Would it help to have the security instrument in favour of a PRC-based security trustee?
One possible alternative for overseas lenders to seeking CBRC approval might be to ensure that the share pledge is granted to a financial institution which is also under the supervision of CBRC (i.e. a local entity as the security trustee). The concern that local practitioners have with such an option is that CBRC will look through the security trustee to the ultimate creditors and still not provide the necessary approval. This has yet to be tested but the spirit of the PRC government’s decree is to protect these FTZ SPVs as much as possible so it would be unlikely that CBRC approval would be forthcoming.

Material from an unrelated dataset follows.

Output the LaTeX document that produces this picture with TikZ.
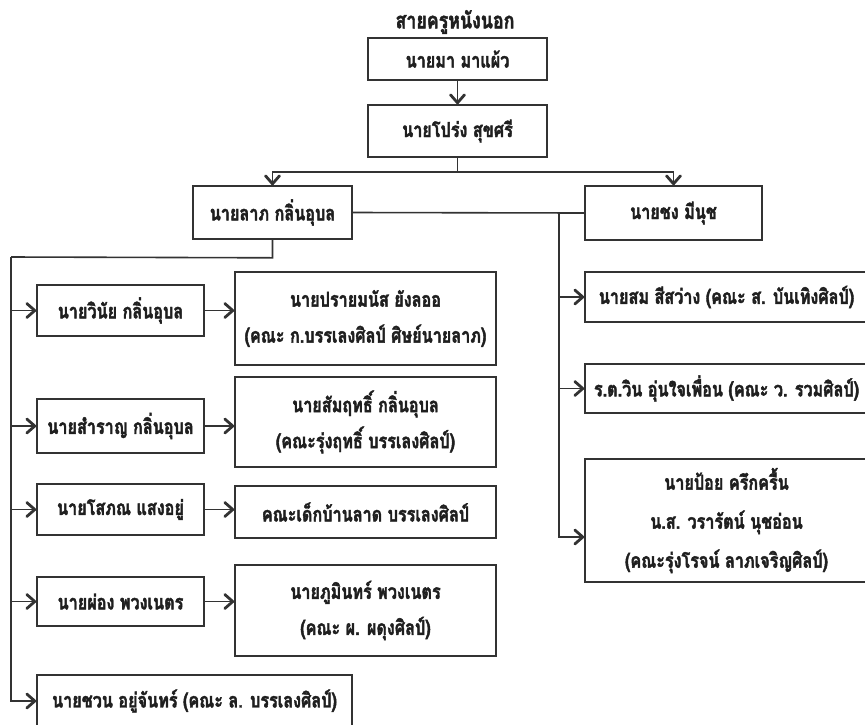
\documentclass[tikz,border=0pt]{standalone}
\usepackage{fontspec}
\newfontfamily\thai[Script=Thai,FakeStretch=0.79,FakeBold=2]{Loma}
\usetikzlibrary{arrows.meta,calc}
\begin{document}
\begin{tikzpicture}[x=1pt,y=-1pt,
  every node/.style={font=\thai\bfseries\fontsize{20.5}{36}\selectfont, text=black!88},
  bx/.style={draw=black!80, line width=1.6pt, inner sep=0pt, align=center, fill=white},
  ln/.style={draw=black!80, line width=1.6pt},
  arr/.style={ln, -{Straight Barb[length=8pt,width=14pt,line width=2.8pt 0,round]}, line width=1.8pt}]
\useasboundingbox (0,0) rectangle (865,724);
\clip (0,0) rectangle (865,724);
\fill[white] (0,0) rectangle (865,724);
% title
\node[font=\thai\bfseries\fontsize{22.5}{36}\selectfont] (title) at (455,22) {สายครูหนังนอก};
% top chain
\node[bx, minimum width=179pt, minimum height=42pt] (b1) at (457.5,59) {นายมา มาแผ้ว};
\node[bx, minimum width=179pt, minimum height=52pt] (b2) at (457.5,131) {นายโปร่ง สุขศรี};
\node[bx, minimum width=159pt, minimum height=53pt] (lab) at (272.5,212.5) {นายลาภ กลิ่นอุบล};
\node[bx, minimum width=177pt, minimum height=54pt] (chong) at (673.5,213) {นายชง มีนุช};
% left column
\node[bx, minimum width=167pt, minimum height=51pt] (winai) at (120.5,310.5) {นายวินัย กลิ่นอุบล};
\node[bx, minimum width=167pt, minimum height=54pt] (samran) at (120.5,426) {นายสำราญ กลิ่นอุบล};
\node[bx, minimum width=167pt, minimum height=51pt] (sophon) at (120.5,509.5) {นายโสภณ แสงอยู่};
\node[bx, minimum width=167pt, minimum height=49pt] (phong) at (120.5,601.5) {นายผ่อง พวงเนตร};
\node[bx, minimum width=315pt, minimum height=52pt] (chuan) at (194.5,701) {นายชวน อยู่จันทร์ (คณะ ล. บรรเลงศิลป์)};
% middle column
\node[bx, minimum width=261pt, minimum height=93pt] (prai) at (365.5,318.5) {นายปรายมนัส ยังลออ\\(คณะ ก.บรรเลงศิลป์ ศิษย์นายลาภ)};
\node[bx, minimum width=261pt, minimum height=90pt] (samrit) at (365.5,422) {นายสัมฤทธิ์ กลิ่นอุบล\\(คณะรุ่งฤทธิ์ บรรเลงศิลป์)};
\node[bx, minimum width=261pt, minimum height=52pt] (dek) at (365.5,512) {คณะเด็กบ้านลาด บรรเลงศิลป์};
\node[bx, minimum width=261pt, minimum height=91pt] (phumin) at (365.5,610.5) {นายภูมินทร์ พวงเนตร\\(คณะ ผ. ผดุงศิลป์)};
% right column
\node[bx, minimum width=283pt, minimum height=50pt] (som) at (726.5,297) {นายสม สีสว่าง (คณะ ส. บันเทิงศิลป์)};
\node[bx, minimum width=283pt, minimum height=49pt] (win) at (726.5,388.5) {ร.ต.วิน อุ่นใจเพื่อน (คณะ ว. รวมศิลป์)};
\node[bx, minimum width=283pt, minimum height=123pt, font=\thai\bfseries\fontsize{20.5}{39}\selectfont] (poy) at (726.5,520.5) {นายป้อย ครึกครื้น\\น.ส. วรารัตน์ นุชอ่อน\\(คณะรุ่งโรจน์ ลาภเจริญศิลป์)};
% connectors
\draw[arr] (b1.south) -- (b2.north);
\coordinate (jt) at ($(b2.south)+(0,14)$);
\draw[ln] (b2.south) -- (jt);
\draw[arr] (jt) -| (lab.north);
\draw[arr] (jt) -| (chong.north);
\draw[ln] (lab.east) -- (chong.west);
% right trunk
\coordinate (jr) at (559,213);
\coordinate (poyin) at ($(poy.west)+(0,16.5)$);
\draw[arr] (jr) |- (som.west);
\draw[arr] (jr) |- (win.west);
\draw[arr] (jr) |- (poyin);
% left trunk
\coordinate (jl0) at ($(lab.south)+(0,18)$);
\coordinate (jl) at (11,257);
\draw[ln] (lab.south) -- (jl0) -- (jl);
\draw[arr] (jl) |- (winai.west);
\draw[arr] (jl) |- (samran.west);
\draw[arr] (jl) |- (sophon.west);
\draw[arr] (jl) |- (phong.west);
\draw[arr] (jl) |- (chuan.west);
% left to middle
\draw[arr] (winai.east) -- (winai.east -| prai.west);
\draw[arr] (samran.east) -- (samran.east -| samrit.west);
\draw[arr] (sophon.east) -- (sophon.east -| dek.west);
\draw[arr] (phong.east) -- (phong.east -| phumin.west);
\end{tikzpicture}
\end{document}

What happens upon the insolvency of the SPV
Although this has yet to be tested, local practitioners are of the view that the CBRC will play a significant role in the any insolvency process and the local FTZ authorities will take more of a backseat.
If an FTZ SPV is heading towards insolvency, it is most likely because the parent is going in the same direction. It is thought that where the parent is regarded as a systemically important national financial institution, then the CBRC via the People’s Bank of China (“PBOC”) and MOFCOM will provide liquidity to prevent insolvency.
Following such a bailout the relevant PRC authorities may require the restructuring of the parent such as selling off non-core business/assets. It may be possible that the CBRC or other relevant PRC authorities would support a foreign company taking control of the shares in the FTZ SPV. Alternatively, the relevant Chinese authorities may specify that the business remains as is and prevent a foreign company taking control of the shares in an FTZ SPV.
An increasing number of lessors, both domestic and foreign, are seeking to incorporate FTZ SPVs and pass on the benefits to PRC airlines. Lessors which have embraced and financiers which have supported importing aircraft through an FTZ SPV have been able to successfully tender for an increasing mandate in the fastest growing aviation market in the world.